Claw anchors come in a variety of sizes, from 5 pounds to up to 200 pounds. For a float tube, a claw anchor weighing 10 to 20 pounds is more than sufficient.
Claw anchors are best used in rock, weed, and coral conditions. They don’t do well in mud or soft sand.
Since they’re typically made of high-grade steel, claw anchors are extremely durable. They also set easily and quickly. They’re fairly small, too, so they can easily be stowed away in the back of your float tube.
Mushroom anchors are typically made of PVC coated steel and come in sizes of 8 pounds, 10 pounds, and 15 pounds. These anchors are ideal for muddy areas as they’re designed with holes in the bottom, which allows mud and sand to fill the anchor and suction themselves on the seabed.
Keep in mind that these anchors don’t permanently hold an inflatable watercraft in one location, so they shouldn’t be used for critical situations.
Yes. This is why your line should be at least five to seven times the depth of the body of water you’re fishing in. The longer the rope, the better.

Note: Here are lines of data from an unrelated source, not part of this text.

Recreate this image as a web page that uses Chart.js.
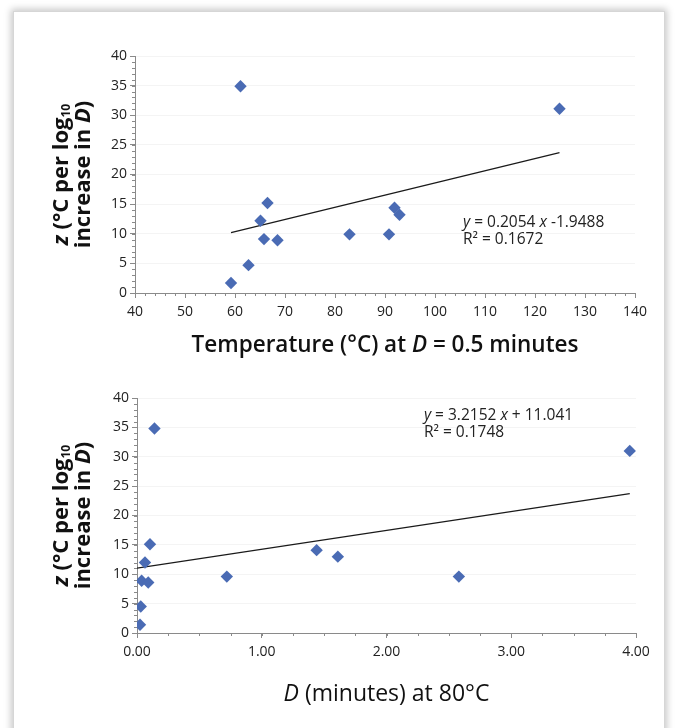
<!DOCTYPE html>
<html><head><meta charset="utf-8">
<script src="https://cdn.jsdelivr.net/npm/chart.js@4.4.0/dist/chart.umd.min.js"></script>
<style>
html,body{margin:0;padding:0;background:#fff;width:678px;height:728px;overflow:hidden;}
#panel{position:absolute;left:13px;top:11px;width:650px;height:740px;background:#fff;border:1px solid #d6d6d6;box-shadow:0 0 7px 2px rgba(0,0,0,0.22);}
.wrap{position:absolute;left:0;width:678px;}
canvas{display:block;}
</style></head><body>
<div id="panel"></div>
<div class="wrap" style="top:0;height:372px"><canvas id="c1" width="678" height="372"></canvas></div>
<div class="wrap" style="top:372px;height:356px"><canvas id="c2" width="678" height="356"></canvas></div>
<script>
// ---- data ----
const tempX = [59.2, 62.7, 65.1, 66.5, 65.8, 68.5, 61.1, 82.9, 90.8, 91.9, 92.9, 124.9];
const tempZ = [1.7, 4.7, 12.2, 15.2, 9.1, 8.9, 34.9, 9.9, 9.9, 14.4, 13.2, 31.1];
const tempTrendX = [59.2, 124.9];
const tempTrendY = [10.2, 23.7];
const dX = [0.024, 0.03, 0.064, 0.104, 0.037, 0.09, 0.14, 0.72, 1.44, 1.61, 2.58, 3.95];
const dZ = [1.4, 4.5, 12.0, 15.1, 8.9, 8.6, 34.8, 9.6, 14.1, 13.0, 9.6, 31.0];
const dTrendX = [0.0, 3.95];
const dTrendY = [11.04, 23.74];
const zTicks = [0, 5, 10, 15, 20, 25, 30, 35, 40];
const tempTicks = [40, 50, 60, 70, 80, 90, 100, 110, 120, 130, 140];
const dTicks = [0, 1, 2, 3, 4];
const eqTop = ['y = 0.2054 x -1.9488', 'R² = 0.1672'];
const eqBottom = ['y = 3.2152 x + 11.041', 'R² = 0.1748'];

const FONT = "'Open Sans', 'Noto Sans', sans-serif";
const PT = '#4a6bb4';

function toPts(xs, ys){ return xs.map((x,i)=>({x:x,y:ys[i]})); }

function drawRuns(ctx, runs, x, y, align, size){
  const fontOf = r => (r.it?'italic ':'') + (r.w||400) + ' ' + (r.sub? size*0.55 : size) + 'px ' + FONT;
  let total = 0;
  runs.forEach(r=>{ ctx.font = fontOf(r); r._w = ctx.measureText(r.t).width; total += r._w; });
  let cx = align==='center' ? x - total/2 : x;
  ctx.textBaseline = 'alphabetic';
  ctx.textAlign = 'left';
  runs.forEach(r=>{ ctx.font = fontOf(r); ctx.fillText(r.t, cx, y + (r.sub? size*0.08 : 0)); cx += r._w; });
}

function eqRuns(s){
  const out=[]; const parts = s.split(/(\by\b|\bx\b)/);
  parts.forEach(p=>{ if(!p) return; out.push({t:p, it:(p==='x'||p==='y'), w:400}); });
  return out;
}

const decor = {
  id:'decor',
  afterDraw(chart, args, o){
    const ctx = chart.ctx, xs = chart.scales.x, ys = chart.scales.y, ca = chart.chartArea;
    ctx.save();
    ctx.strokeStyle = '#8a8a8a'; ctx.lineWidth = 1;
    ctx.beginPath();
    for(let v=ys.min; v<=ys.max+1e-9; v+=o.yMinor){
      const p = Math.round(ys.getPixelForValue(v))+0.5;
      ctx.moveTo(ca.left-3, p); ctx.lineTo(ca.left, p);
    }
    for(let v=xs.min; v<=xs.max+1e-9; v+=o.xMinor){
      const p = Math.round(xs.getPixelForValue(v))+0.5;
      ctx.moveTo(p, ca.bottom); ctx.lineTo(p, ca.bottom+3);
    }
    ctx.stroke();
    ctx.fillStyle = '#111';
    ctx.save();
    ctx.translate(o.yTitleX, (ca.top+ca.bottom)/2 + o.yTitleDy);
    ctx.rotate(-Math.PI/2);
    drawRuns(ctx, [{t:'z',it:1,w:700},{t:' (°C per log',w:700},{t:'10',w:700,sub:1}], 0, 0, 'center', 22);
    drawRuns(ctx, [{t:'increase in ',w:700},{t:'D',it:1,w:700},{t:')',w:700}], 0, 22, 'center', 22);
    ctx.restore();
    drawRuns(ctx, o.xTitle, (ca.left+ca.right)/2 + o.xTitleDx, o.xTitleY, 'center', o.xTitleSize);
    ctx.fillStyle = '#222';
    const ex = xs.getPixelForValue(o.eqAt[0]), ey = ys.getPixelForValue(o.eqAt[1]);
    drawRuns(ctx, eqRuns(o.eq[0]), ex, ey, 'left', 15.5);
    drawRuns(ctx, [{t:o.eq[1], w:400}], ex, ey+17, 'left', 15.5);
    ctx.restore();
  }
};

function makeChart(id, pts, trend, xMin, xMax, xTicks, fmt, yW, xH, pad, dec){
  return new Chart(document.getElementById(id), {
    type:'scatter',
    data:{ datasets:[
      { data: trend, showLine:true, borderColor:'#1a1a1a', borderWidth:1.3, pointRadius:0, fill:false, order:2 },
      { data: pts, pointStyle:'rectRot', pointRadius:6.2, pointBackgroundColor:PT, pointBorderColor:PT, pointBorderWidth:0, order:1 }
    ]},
    options:{
      responsive:false, animation:false,
      layout:{ padding: pad },
      plugins:{ legend:{display:false}, tooltip:{enabled:false}, decor: dec },
      scales:{
        x:{ type:'linear', min:xMin, max:xMax,
            afterFit(s){ s.height = xH; },
            afterBuildTicks(s){ s.ticks = xTicks.map(v=>({value:v})); },
            ticks:{ font:{family:FONT, size:14}, color:'#222', padding:6, callback:fmt, maxRotation:0 },
            grid:{ drawOnChartArea:false, tickLength:5, tickColor:'#8a8a8a' },
            border:{ color:'#8a8a8a' } },
        y:{ type:'linear', min:0, max:40,
            afterFit(s){ s.width = yW; },
            afterBuildTicks(s){ s.ticks = zTicks.map(v=>({value:v})); },
            ticks:{ font:{family:FONT, size:14}, color:'#222', padding:3 },
            grid:{ color: c => c.tick && c.tick.value===0 ? 'rgba(0,0,0,0)' : 'rgba(0,0,0,0.045)', tickLength:5, tickColor:'#8a8a8a' },
            border:{ color:'#8a8a8a' } }
      }
    },
    plugins:[decor]
  });
}

makeChart('c1', toPts(tempX, tempZ), toPts(tempTrendX, tempTrendY), 40, 140, tempTicks,
  v => String(v), 135, 79, {top:56, right:43, left:0, bottom:0},
  { yMinor:1, xMinor:2, yTitleX:68, yTitleDy:0, xTitleY:352, xTitleDx:0, xTitleSize:22.5,
    xTitle:[{t:'Temperature (°C) at ',w:600},{t:'D',it:1,w:600},{t:' = 0.5 minutes',w:600}],
    eq:eqTop, eqAt:[105.6, 11.2] });

makeChart('c2', toPts(dX, dZ), toPts(dTrendX, dTrendY), 0, 4, dTicks,
  v => Number(v).toFixed(2), 137, 95, {top:26, right:42, left:0, bottom:0},
  { yMinor:1, xMinor:0.25, yTitleX:68, yTitleDy:0, xTitleY:329, xTitleDx:0, xTitleSize:23,
    xTitle:[{t:'D',it:1,w:400},{t:' (minutes) at 80°C',w:400}],
    eq:eqBottom, eqAt:[2.3, 36.2] });
</script>
</body></html>
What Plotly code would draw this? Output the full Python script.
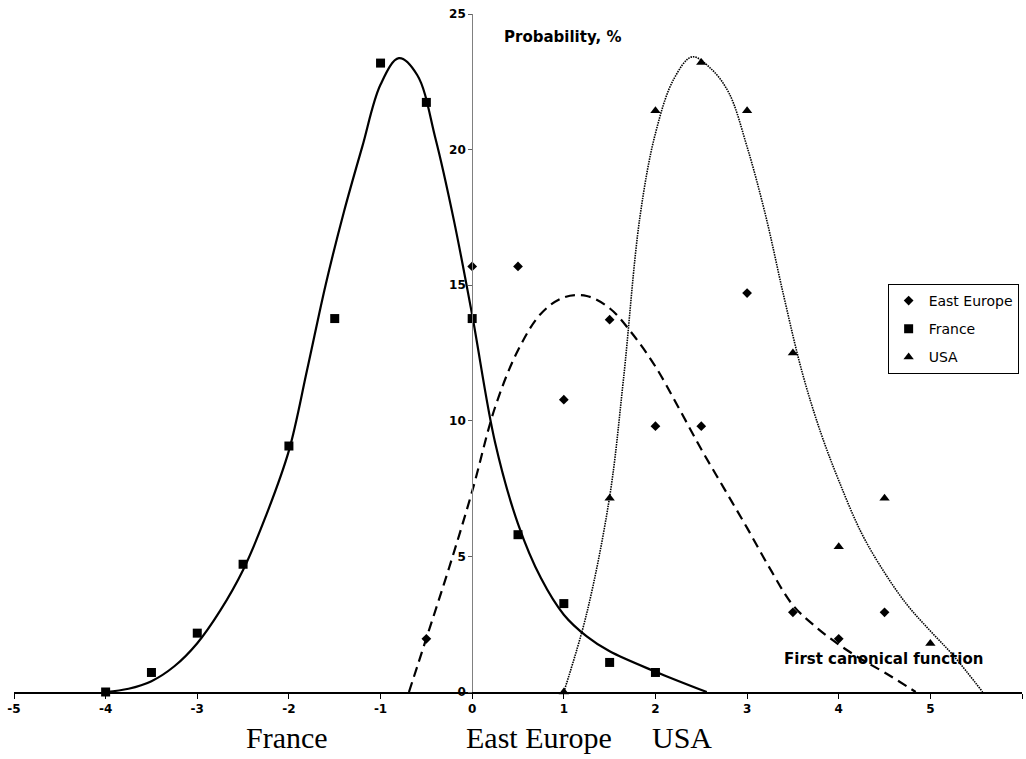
import plotly.graph_objects as go

# ---- observed points ----
ee_x = [-0.5, 0, 0.5, 1, 1.5, 2, 2.5, 3, 3.5, 4, 4.5]
ee_y = [1.96, 15.69, 15.69, 10.78, 13.73, 9.80, 9.80, 14.71, 2.94, 1.96, 2.94]

fr_x = [-4, -3.5, -3, -2.5, -2, -1.5, -1, -0.5, 0, 0.5, 1, 1.5, 2]
fr_y = [0, 0.72, 2.17, 4.71, 9.07, 13.77, 23.19, 21.74, 13.77, 5.80, 3.26, 1.09, 0.72]

us_x = [1, 1.5, 2, 2.5, 3, 3.5, 4, 4.5, 5]
us_y = [0, 7.14, 21.43, 23.21, 21.43, 12.50, 5.36, 7.14, 1.79]

# ---- fitted curves ----
fr_cx = [-4, -3.75, -3.5, -3.25, -3, -2.75, -2.5, -2.25, -2, -1.8, -1.6, -1.4, -1.2, -1.0,
         -0.8, -0.6, -0.4, -0.2, 0, 0.25, 0.5, 0.75, 1, 1.25, 1.5, 2, 2.56]
fr_cy = [0, 0.12, 0.4, 0.95, 1.8, 3.0, 4.5, 6.5, 8.9, 11.9, 15.0, 17.7, 20.1, 22.4,
         23.37, 22.75, 20.4, 17.4, 13.9, 9.2, 6.2, 4.2, 2.85, 2.05, 1.5, 0.75, 0]

ee_cx = [-0.69, -0.5, -0.25, 0, 0.25, 0.5, 0.75, 1.0, 1.25, 1.5, 1.75, 2.0, 2.25,
         2.5, 2.75, 3.0, 3.25, 3.5, 3.75, 4.0, 4.25, 4.5, 4.84]
ee_cy = [0, 1.98, 4.6, 7.4, 10.5, 12.6, 13.95, 14.55, 14.6, 14.15, 13.2, 12.0, 10.5,
         8.95, 7.5, 6.05, 4.55, 3.2, 2.4, 1.75, 1.2, 0.72, 0]

us_cx = [1.0, 1.25, 1.5, 1.65, 1.83, 2.0, 2.2, 2.4, 2.6, 2.8, 3.0, 3.2, 3.4, 3.6,
         3.8, 4.0, 4.25, 4.5, 4.75, 5.0, 5.25, 5.57]
us_cy = [0, 2.9, 7.2, 11.5, 17.5, 20.6, 22.6, 23.42, 23.0, 22.1, 20.1, 17.6, 14.6, 11.8,
         9.6, 7.8, 5.85, 4.4, 3.2, 2.25, 1.35, 0]

x_ticks = [-5, -4, -3, -2, -1, 0, 1, 2, 3, 4, 5, 6]
y_ticks = [0, 5, 10, 15, 20, 25]
group_labels = ["France", "East Europe", "USA"]
group_label_x = [-2.02, 0.73, 2.29]

fig = go.Figure()

# curves
fig.add_trace(go.Scatter(x=fr_cx, y=fr_cy, mode="lines", showlegend=False, hoverinfo="skip",
                         line=dict(color="black", width=2.2, shape="spline", smoothing=1.0)))
fig.add_trace(go.Scatter(x=ee_cx, y=ee_cy, mode="lines", showlegend=False, hoverinfo="skip",
                         line=dict(color="black", width=2.2, dash="10px,6px", shape="spline", smoothing=1.0)))
fig.add_trace(go.Scatter(x=us_cx, y=us_cy, mode="lines", showlegend=False, hoverinfo="skip",
                         line=dict(color="black", width=1.6, dash="1.5px,1px", shape="spline", smoothing=1.0)))

# points
fig.add_trace(go.Scatter(x=ee_x, y=ee_y, mode="markers", name="East Europe", legendgroup="a",
                         marker=dict(symbol="diamond", size=7.5, color="black"), cliponaxis=False))
fig.add_trace(go.Scatter(x=fr_x, y=fr_y, mode="markers", name="France", legendgroup="b",
                         marker=dict(symbol="square", size=9, color="black"), cliponaxis=False))
fig.add_trace(go.Scatter(x=us_x, y=us_y, mode="markers", name="USA", legendgroup="c",
                         marker=dict(symbol="triangle-up", size=9, color="black"), cliponaxis=False))

tickfont = dict(family="DejaVu Sans", size=12, color="black", weight="bold")

fig.update_layout(
    width=1026, height=759,
    margin=dict(l=14, r=4, t=14, b=67),
    paper_bgcolor="white", plot_bgcolor="white",
    xaxis=dict(range=[-5, 6], tickvals=x_ticks, ticktext=[str(v) for v in x_ticks],
               showgrid=False, zeroline=False, showline=True, linecolor="black", linewidth=2,
               ticks="outside", ticklen=5, tickcolor="black", tickwidth=1, tickfont=tickfont),
    yaxis=dict(range=[0, 25], tickvals=y_ticks, ticktext=[str(v) for v in y_ticks],
               anchor="free", position=5 / 11,
               showgrid=False, zeroline=False, showline=True, linecolor="#808080", linewidth=1,
               ticks="outside", ticklen=4, tickcolor="#606060", tickwidth=1, tickfont=tickfont),
    legend=dict(x=0.8667, y=0.6018, xanchor="left", yanchor="top",
                bordercolor="black", borderwidth=1, bgcolor="white",
                font=dict(family="DejaVu Sans", size=14, color="black"),
                traceorder="grouped", tracegroupgap=7, itemwidth=30),
    showlegend=True,
)

fig.add_annotation(x=0.985, y=24.15, xref="x", yref="y", text="Probability, %", showarrow=False,
                   font=dict(family="DejaVu Sans", size=15, color="black", weight="bold"))
fig.add_annotation(x=4.49, y=1.22, xref="x", yref="y", text="First canonical function", showarrow=False,
                   font=dict(family="DejaVu Sans", size=15, color="black", weight="bold"))

for lbl, lx in zip(group_labels, group_label_x):
    fig.add_annotation(x=lx, y=-0.0945, xref="x", yref="paper", text=lbl, showarrow=False,
                       yanchor="bottom",
                       font=dict(family="Liberation Serif", size=30, color="black"))

fig.write_html("out.html")
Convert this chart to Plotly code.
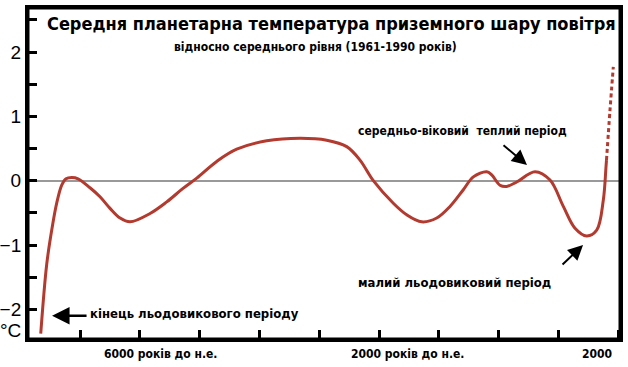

Anchors settle to the ground and grab onto nearby rocks and other debris under the water. If the anchor doesn’t reach the bottom, it won’t keep your watercraft steady.
The easiest way to measure the depth of the water when fishing is by using a fish finder.
Fishfinders determine the depth of the water by processing the incoming and outcoming sound waves through their high-frequency sonar. It also shows you the area’s submerged structure and the location of fish. For this reason, fish finders are a must-have for every fisherman.
Author Note: If you don’t have a fish finder, you’ll have to manually measure the water’s depth with a long rope. Measure and mark the rope at regular intervals with electrical tape or knots, then tie the rope to a weight and drop it in the water.
As you can see, anchoring a float tube is fairly simple and straightforward. All you need is the right anchor and the right technique.
The best type of anchors for float tubes are grapnel, sand, claw, and mushroom anchors. They’re light enough to carry around and heavy enough to keep your float tube in place while fishing.
We hope this article has shed some light on how to anchor a float tube.